1970年代、最先端のスポーツユニットだった空冷4発は、世界を相手に戦う日本の誇りでしたが、時代は進み、今の空冷は第一線を引いたユニットなんですよね。しかし一方では、その乗り味はノスタルジーに昇華され、趣味性は大いに高まった。だから、車体も現代の常識にあえて迎合せず、情緒感満点の仕立てに振ったのだと思うんです。

ちなみに同じ18インチのフロント構成を持つヴィーセ本口と※しび江さん※を比較するとそこにある主張の違いはかなり大きい。ヴィーセをワインディングに持ち込むと

「我輩は現代においてなおも戦うアナログ戦闘機!」

貴公は紅の豚となれ!!」

って元気いっぱいです。

サボイア
(こちら久石譲のアルバム表紙のサボイアS.21。ポルコの愛機です。古き良きイタリアの飛行艇ですが、モトグッチV7って私の中ではまさにこれなんですよね。)

そこが「老いてますます意気軒昂なイタリアン」って印象なんですけど、※しび江さん※は、

「紅の豚?いえいえ、あなたはセピア色の豚でいいのですわ♡」

って耳元でささやいてくる。でも、セピア色の豚って語感はいいけど、ぶっちゃけ何の芸もないタダの「老豚」ってことなんですよ。

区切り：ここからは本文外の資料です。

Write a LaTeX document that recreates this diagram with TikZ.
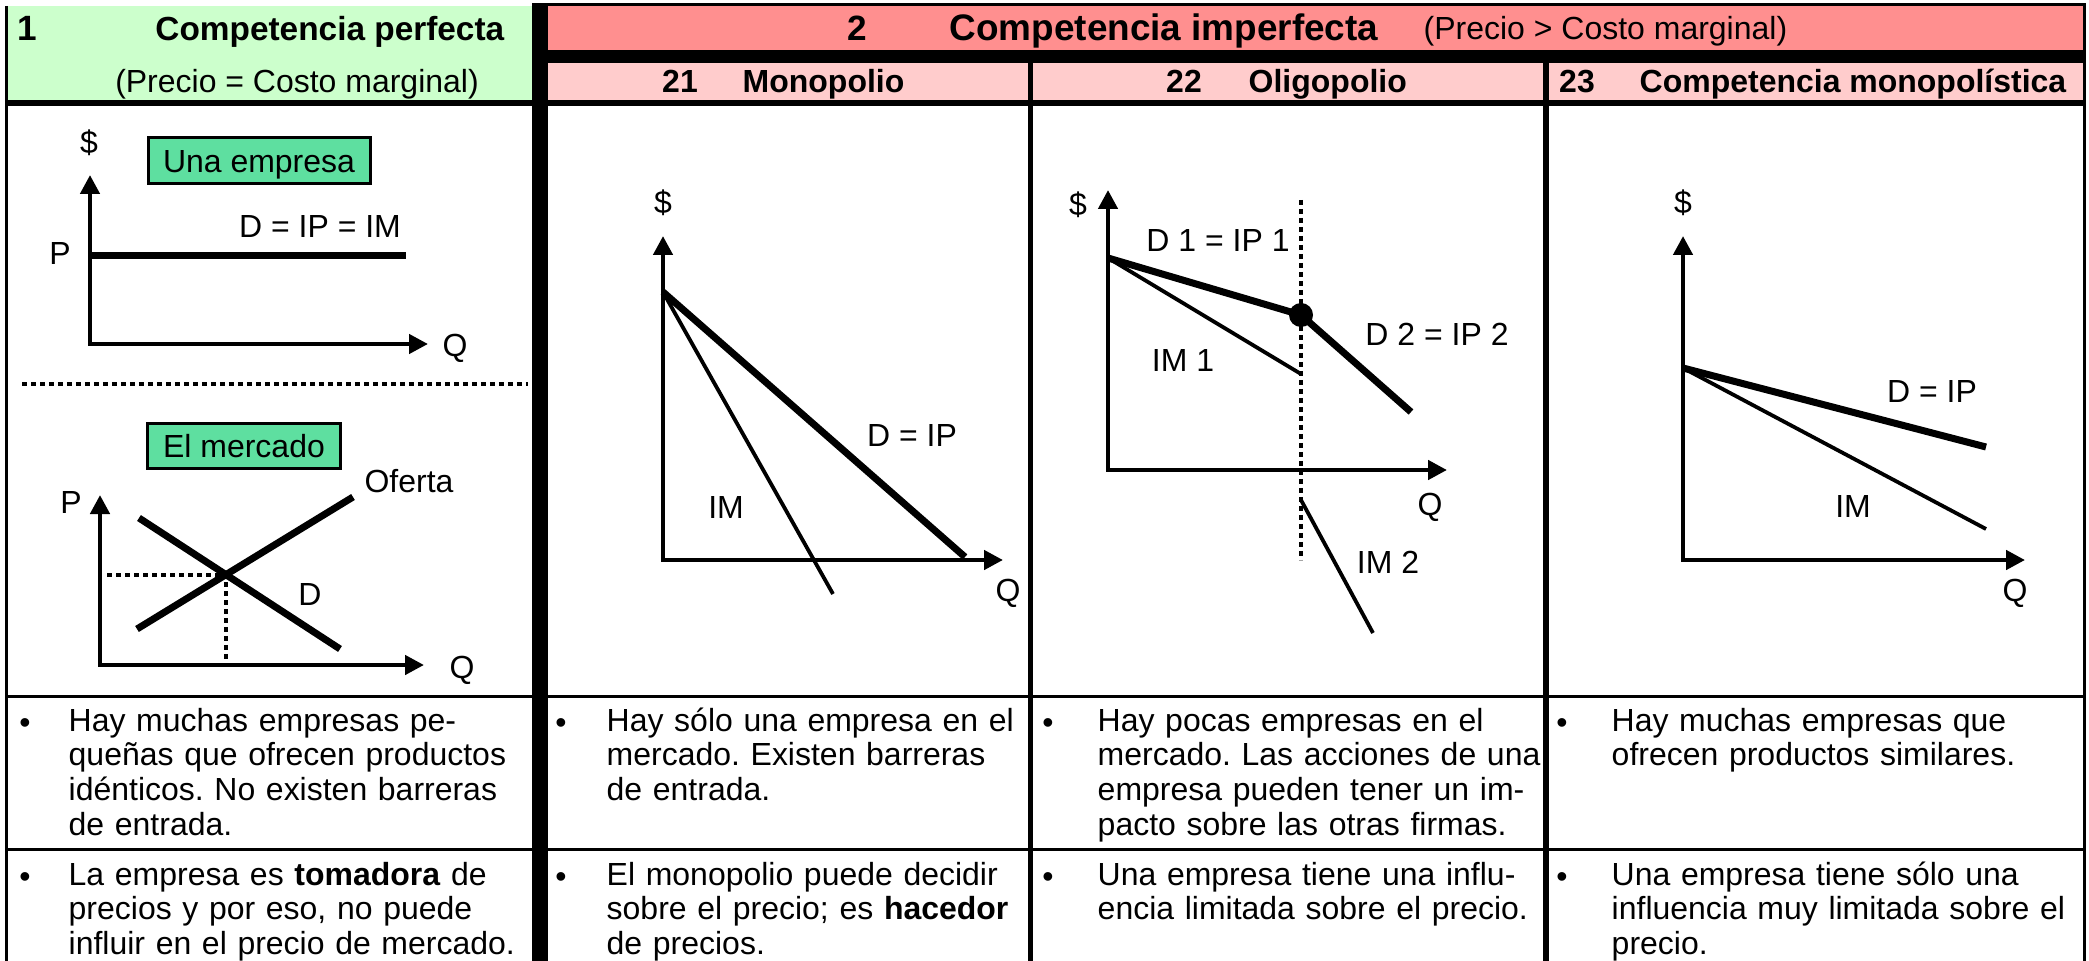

「これまで頑張ってきたのかもしれないですけど、ロートルが無理する必要なんてないんですのよ。今の時代は、こんなに豊かなんですもの。」

「抑圧された免許制度の鳥カゴの中で見果てぬ馬力を追い続け、交通戦争に明け暮れた時代は終わったのです。アナタは既に退役兵。時代は戦後、人生テンカウントなのですわ」

「はわわわ~」

「そんな豚さんは、マッタリ走れる私の車体でぱふぱふしましょうね。」

「ふわぁぁああ・・」(ヨダレを垂らす)

どうです?脳が溶けるでしょ?そう、そこにあるのは、今まで知らなかった柔らかく優しい4気筒の世界。若き日の私にとって大型クラスの4気筒は高回転高出力とパワーの申し子であり、戦の道具みたいなものだったけど、乗り手と余生を送るために介護に振り切った4気筒バイクって、「こんなにも優しいんだな・・」って、ちょっと感動しちゃってますね(笑)



(オマケ漫画「豚の脳ミソは破壊しろ」)
ワガママボディ3
(和服って基本胸を潰して着るんであまり胸を大きくは描けないんですけど、私の漫画に登場するバイク達の胸は排気量に比例しますので、※しび江さん※は十分胸はございますし、体の柔らかさはウチのバイクで1番です。うーん、エロい。)